PROBLEM DETAILS>
Exactly as written, quote every line that follows, skipping the images.

____________________

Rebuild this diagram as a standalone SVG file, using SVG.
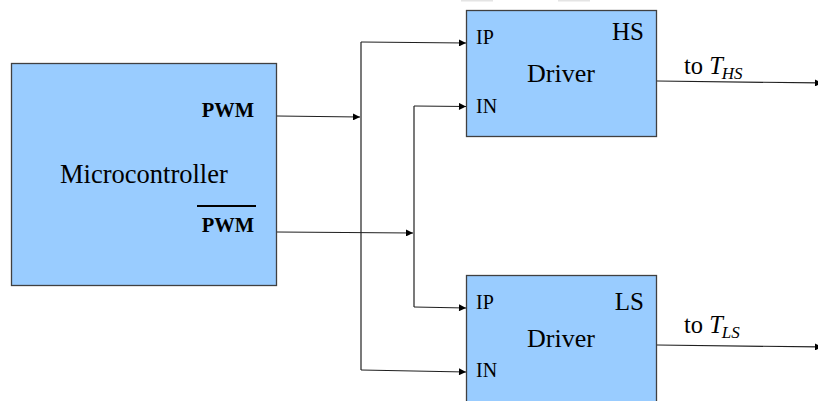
<svg xmlns="http://www.w3.org/2000/svg" width="818" height="401" viewBox="0 0 818 401">
<style>
.box{fill:#99ccff;stroke:#404040;stroke-width:1.3}
.t{font-family:'Liberation Serif','Times New Roman',Times,'DejaVu Serif','Noto Serif',serif;fill:#000}
.ln{stroke:#202020;stroke-width:1.2;fill:none}
</style>
<defs>
<marker id="ar" viewBox="0 0 10 10" refX="10" refY="5" markerWidth="9" markerHeight="7" markerUnits="userSpaceOnUse" orient="auto">
<path d="M0,0 L10,5 L0,10 z" fill="#000"/>
</marker>
</defs>
<rect x="461" y="0" width="32" height="1.5" fill="#e4e4e4"/>
<rect x="558" y="0" width="32" height="1.5" fill="#e4e4e4"/>
<g id="microcontroller">
<rect class="box" x="11.5" y="63.5" width="265" height="222"/>
<text class="t" x="60" y="183" font-size="26.5">Microcontroller</text>
<text class="t" x="254" y="117" font-size="20.5" font-weight="bold" text-anchor="end">PWM</text>
<line x1="197" y1="206" x2="256" y2="206" stroke="#000" stroke-width="2"/>
<text class="t" x="254" y="232" font-size="20.5" font-weight="bold" text-anchor="end">PWM</text>
</g>
<g id="driver-hs">
<rect class="box" x="466.5" y="10.5" width="190" height="126"/>
<text class="t" x="476" y="44" font-size="20">IP</text>
<text class="t" x="476" y="113" font-size="20">IN</text>
<text class="t" x="644" y="40" font-size="25" text-anchor="end">HS</text>
<text class="t" x="561" y="82" font-size="26" text-anchor="middle">Driver</text>
<text class="t" x="684" y="74" font-size="24.5">to <tspan font-style="italic">T</tspan><tspan font-style="italic" font-size="17" dy="5" dx="-1">HS</tspan></text>
</g>
<g id="driver-ls">
<rect class="box" x="466.5" y="275.5" width="190" height="140"/>
<text class="t" x="476" y="309" font-size="20">IP</text>
<text class="t" x="476" y="377" font-size="20">IN</text>
<text class="t" x="644" y="310" font-size="25" text-anchor="end">LS</text>
<text class="t" x="561" y="347" font-size="26" text-anchor="middle">Driver</text>
<text class="t" x="684" y="333" font-size="24.5">to <tspan font-style="italic">T</tspan><tspan font-style="italic" font-size="17" dy="5" dx="-1">LS</tspan></text>
</g>
<g id="connectors">
<line class="ln" x1="277" y1="116" x2="360" y2="117" marker-end="url(#ar)"/>
<line class="ln" x1="277" y1="232" x2="413" y2="233" marker-end="url(#ar)"/>
<polyline class="ln" points="361,42 361,370"/>
<line class="ln" x1="361" y1="42" x2="466" y2="43" marker-end="url(#ar)"/>
<line class="ln" x1="361" y1="370" x2="466" y2="372" marker-end="url(#ar)"/>
<polyline class="ln" points="414,106 414,307"/>
<line class="ln" x1="414" y1="106" x2="466" y2="106.5" marker-end="url(#ar)"/>
<line class="ln" x1="414" y1="307" x2="466" y2="308" marker-end="url(#ar)"/>
<line class="ln" x1="657" y1="81" x2="822" y2="83" marker-end="url(#ar)"/>
<line class="ln" x1="657" y1="345" x2="822" y2="347" marker-end="url(#ar)"/>
</g>
</svg>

____________________

WORKED SOLUTION>
Rebuild this diagram as a standalone SVG file, using SVG.
<svg xmlns="http://www.w3.org/2000/svg" width="818" height="401" viewBox="0 0 818 401">
<style>
.box{fill:#99ccff;stroke:#404040;stroke-width:1.3}
.t{font-family:'Liberation Serif','Times New Roman',Times,'DejaVu Serif','Noto Serif',serif;fill:#000}
.ln{stroke:#202020;stroke-width:1.2;fill:none}
</style>
<defs>
<marker id="ar" viewBox="0 0 10 10" refX="10" refY="5" markerWidth="9" markerHeight="7" markerUnits="userSpaceOnUse" orient="auto">
<path d="M0,0 L10,5 L0,10 z" fill="#000"/>
</marker>
</defs>
<rect x="461" y="0" width="32" height="1.5" fill="#e4e4e4"/>
<rect x="558" y="0" width="32" height="1.5" fill="#e4e4e4"/>
<g id="microcontroller">
<rect class="box" x="11.5" y="63.5" width="265" height="222"/>
<text class="t" x="60" y="183" font-size="26.5">Microcontroller</text>
<text class="t" x="254" y="117" font-size="20.5" font-weight="bold" text-anchor="end">PWM</text>
<line x1="197" y1="206" x2="256" y2="206" stroke="#000" stroke-width="2"/>
<text class="t" x="254" y="232" font-size="20.5" font-weight="bold" text-anchor="end">PWM</text>
</g>
<g id="driver-hs">
<rect class="box" x="466.5" y="10.5" width="190" height="126"/>
<text class="t" x="476" y="44" font-size="20">IP</text>
<text class="t" x="476" y="113" font-size="20">IN</text>
<text class="t" x="644" y="40" font-size="25" text-anchor="end">HS</text>
<text class="t" x="561" y="82" font-size="26" text-anchor="middle">Driver</text>
<text class="t" x="684" y="74" font-size="24.5">to <tspan font-style="italic">T</tspan><tspan font-style="italic" font-size="17" dy="5" dx="-1">HS</tspan></text>
</g>
<g id="driver-ls">
<rect class="box" x="466.5" y="275.5" width="190" height="140"/>
<text class="t" x="476" y="309" font-size="20">IP</text>
<text class="t" x="476" y="377" font-size="20">IN</text>
<text class="t" x="644" y="310" font-size="25" text-anchor="end">LS</text>
<text class="t" x="561" y="347" font-size="26" text-anchor="middle">Driver</text>
<text class="t" x="684" y="333" font-size="24.5">to <tspan font-style="italic">T</tspan><tspan font-style="italic" font-size="17" dy="5" dx="-1">LS</tspan></text>
</g>
<g id="connectors">
<line class="ln" x1="277" y1="116" x2="360" y2="117" marker-end="url(#ar)"/>
<line class="ln" x1="277" y1="232" x2="413" y2="233" marker-end="url(#ar)"/>
<polyline class="ln" points="361,42 361,370"/>
<line class="ln" x1="361" y1="42" x2="466" y2="43" marker-end="url(#ar)"/>
<line class="ln" x1="361" y1="370" x2="466" y2="372" marker-end="url(#ar)"/>
<polyline class="ln" points="414,106 414,307"/>
<line class="ln" x1="414" y1="106" x2="466" y2="106.5" marker-end="url(#ar)"/>
<line class="ln" x1="414" y1="307" x2="466" y2="308" marker-end="url(#ar)"/>
<line class="ln" x1="657" y1="81" x2="822" y2="83" marker-end="url(#ar)"/>
<line class="ln" x1="657" y1="345" x2="822" y2="347" marker-end="url(#ar)"/>
</g>
</svg>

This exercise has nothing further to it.